■ **Written instruction**: Nothing outside the lines from the one containing "Reproduce this chart with Plotly." through the one containing "xr = pad_range(neighbors)" should be copied, and no pictures either. Copy those lines exactly.

■ **Dataset records**:

· · ·

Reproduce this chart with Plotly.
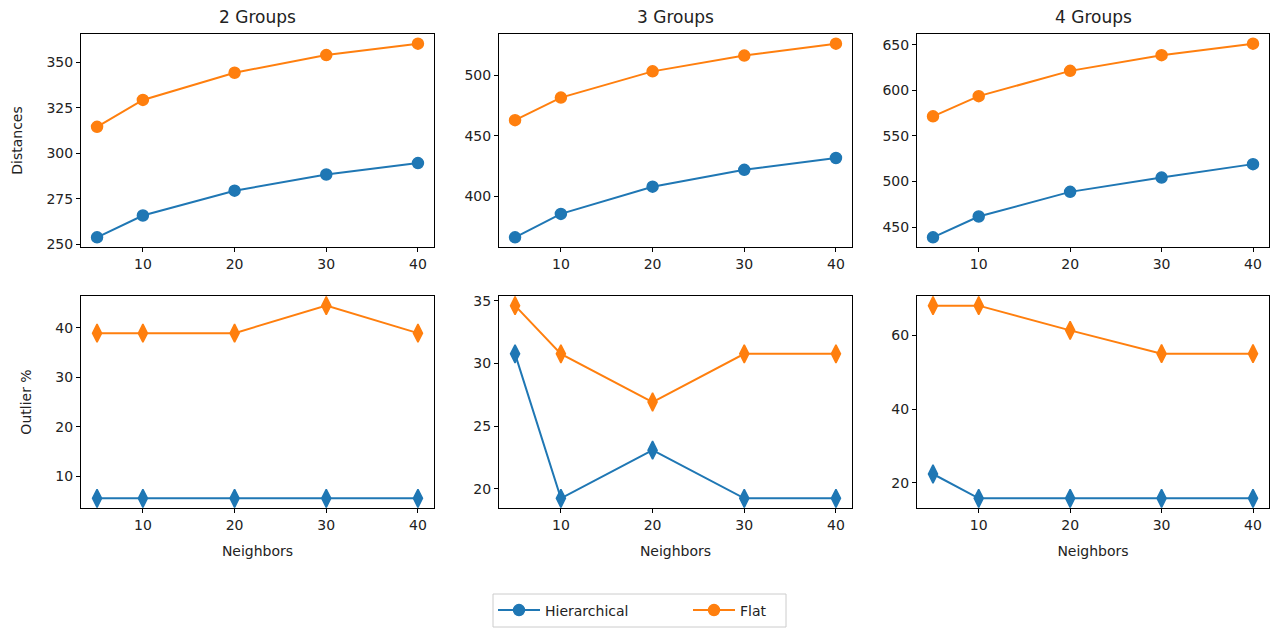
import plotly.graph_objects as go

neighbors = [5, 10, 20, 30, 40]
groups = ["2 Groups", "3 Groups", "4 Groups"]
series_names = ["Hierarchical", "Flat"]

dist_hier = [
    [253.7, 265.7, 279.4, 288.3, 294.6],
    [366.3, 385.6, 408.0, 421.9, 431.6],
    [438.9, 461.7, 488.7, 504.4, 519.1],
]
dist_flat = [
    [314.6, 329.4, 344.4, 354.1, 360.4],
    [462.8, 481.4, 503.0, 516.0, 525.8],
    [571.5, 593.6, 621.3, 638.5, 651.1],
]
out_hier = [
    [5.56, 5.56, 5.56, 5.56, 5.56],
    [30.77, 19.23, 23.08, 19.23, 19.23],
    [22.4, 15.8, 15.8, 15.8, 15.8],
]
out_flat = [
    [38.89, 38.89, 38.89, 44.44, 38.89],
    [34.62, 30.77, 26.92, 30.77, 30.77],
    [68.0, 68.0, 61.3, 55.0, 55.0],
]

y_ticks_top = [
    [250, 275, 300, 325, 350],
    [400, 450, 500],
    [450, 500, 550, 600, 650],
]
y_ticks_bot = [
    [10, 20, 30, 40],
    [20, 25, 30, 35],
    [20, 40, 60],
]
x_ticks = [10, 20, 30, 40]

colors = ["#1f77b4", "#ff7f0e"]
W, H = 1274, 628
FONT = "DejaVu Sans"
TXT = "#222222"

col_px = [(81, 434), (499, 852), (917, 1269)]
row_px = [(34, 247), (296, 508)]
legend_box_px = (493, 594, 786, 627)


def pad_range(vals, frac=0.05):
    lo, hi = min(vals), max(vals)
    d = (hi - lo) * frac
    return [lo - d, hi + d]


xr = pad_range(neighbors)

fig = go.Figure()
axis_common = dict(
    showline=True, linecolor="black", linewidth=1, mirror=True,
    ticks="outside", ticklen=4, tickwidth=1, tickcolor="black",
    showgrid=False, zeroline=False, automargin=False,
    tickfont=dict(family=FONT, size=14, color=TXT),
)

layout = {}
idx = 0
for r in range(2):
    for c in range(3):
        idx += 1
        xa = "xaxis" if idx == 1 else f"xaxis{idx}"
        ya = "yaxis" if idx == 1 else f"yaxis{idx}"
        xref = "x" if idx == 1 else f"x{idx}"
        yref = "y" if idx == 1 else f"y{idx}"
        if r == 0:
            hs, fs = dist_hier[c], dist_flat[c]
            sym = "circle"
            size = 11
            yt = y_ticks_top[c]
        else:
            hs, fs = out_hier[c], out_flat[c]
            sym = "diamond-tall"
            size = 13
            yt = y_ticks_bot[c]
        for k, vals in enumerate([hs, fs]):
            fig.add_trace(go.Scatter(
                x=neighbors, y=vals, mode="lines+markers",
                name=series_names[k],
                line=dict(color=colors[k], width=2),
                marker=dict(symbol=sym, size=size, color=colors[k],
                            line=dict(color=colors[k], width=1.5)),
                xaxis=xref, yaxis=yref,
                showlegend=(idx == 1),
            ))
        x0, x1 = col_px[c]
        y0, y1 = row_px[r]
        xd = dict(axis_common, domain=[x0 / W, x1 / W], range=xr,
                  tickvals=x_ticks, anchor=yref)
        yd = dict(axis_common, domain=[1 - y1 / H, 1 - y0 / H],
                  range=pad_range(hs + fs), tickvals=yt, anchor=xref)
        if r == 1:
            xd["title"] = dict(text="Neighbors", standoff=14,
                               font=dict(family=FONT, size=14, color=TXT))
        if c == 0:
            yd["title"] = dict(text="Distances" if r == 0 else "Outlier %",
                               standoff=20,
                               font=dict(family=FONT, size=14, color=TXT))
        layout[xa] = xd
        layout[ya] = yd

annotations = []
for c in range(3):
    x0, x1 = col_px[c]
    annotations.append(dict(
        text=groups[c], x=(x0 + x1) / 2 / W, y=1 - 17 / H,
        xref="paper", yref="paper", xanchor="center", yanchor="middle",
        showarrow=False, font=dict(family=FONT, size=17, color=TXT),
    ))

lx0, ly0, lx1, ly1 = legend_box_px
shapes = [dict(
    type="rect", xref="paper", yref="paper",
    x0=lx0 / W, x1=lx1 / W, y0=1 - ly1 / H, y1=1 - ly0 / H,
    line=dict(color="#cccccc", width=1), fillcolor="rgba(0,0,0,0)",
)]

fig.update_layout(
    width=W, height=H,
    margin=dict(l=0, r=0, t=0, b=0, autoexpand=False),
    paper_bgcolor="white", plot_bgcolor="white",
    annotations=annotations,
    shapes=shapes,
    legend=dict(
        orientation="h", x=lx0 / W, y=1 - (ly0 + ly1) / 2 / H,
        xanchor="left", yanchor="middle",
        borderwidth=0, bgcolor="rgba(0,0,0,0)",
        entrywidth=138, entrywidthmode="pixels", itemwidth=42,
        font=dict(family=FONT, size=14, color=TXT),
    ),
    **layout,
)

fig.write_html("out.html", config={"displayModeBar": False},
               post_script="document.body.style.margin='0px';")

· · ·

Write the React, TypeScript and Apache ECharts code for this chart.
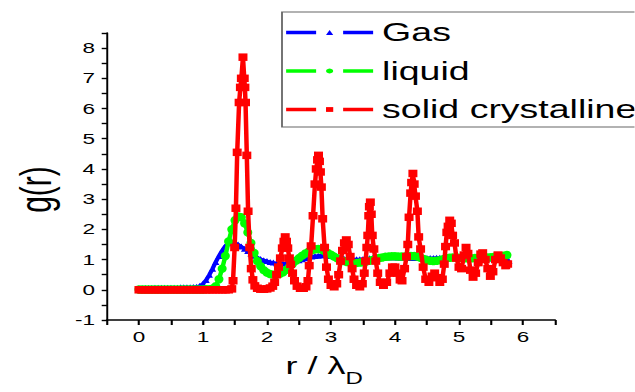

· · ·

■ **Answer below**:
Reproduce this chart with Plotly.
import plotly.graph_objects as go

neighbors = [5, 10, 20, 30, 40]
groups = ["2 Groups", "3 Groups", "4 Groups"]
series_names = ["Hierarchical", "Flat"]

dist_hier = [
    [253.7, 265.7, 279.4, 288.3, 294.6],
    [366.3, 385.6, 408.0, 421.9, 431.6],
    [438.9, 461.7, 488.7, 504.4, 519.1],
]
dist_flat = [
    [314.6, 329.4, 344.4, 354.1, 360.4],
    [462.8, 481.4, 503.0, 516.0, 525.8],
    [571.5, 593.6, 621.3, 638.5, 651.1],
]
out_hier = [
    [5.56, 5.56, 5.56, 5.56, 5.56],
    [30.77, 19.23, 23.08, 19.23, 19.23],
    [22.4, 15.8, 15.8, 15.8, 15.8],
]
out_flat = [
    [38.89, 38.89, 38.89, 44.44, 38.89],
    [34.62, 30.77, 26.92, 30.77, 30.77],
    [68.0, 68.0, 61.3, 55.0, 55.0],
]

y_ticks_top = [
    [250, 275, 300, 325, 350],
    [400, 450, 500],
    [450, 500, 550, 600, 650],
]
y_ticks_bot = [
    [10, 20, 30, 40],
    [20, 25, 30, 35],
    [20, 40, 60],
]
x_ticks = [10, 20, 30, 40]

colors = ["#1f77b4", "#ff7f0e"]
W, H = 1274, 628
FONT = "DejaVu Sans"
TXT = "#222222"

col_px = [(81, 434), (499, 852), (917, 1269)]
row_px = [(34, 247), (296, 508)]
legend_box_px = (493, 594, 786, 627)


def pad_range(vals, frac=0.05):
    lo, hi = min(vals), max(vals)
    d = (hi - lo) * frac
    return [lo - d, hi + d]


xr = pad_range(neighbors)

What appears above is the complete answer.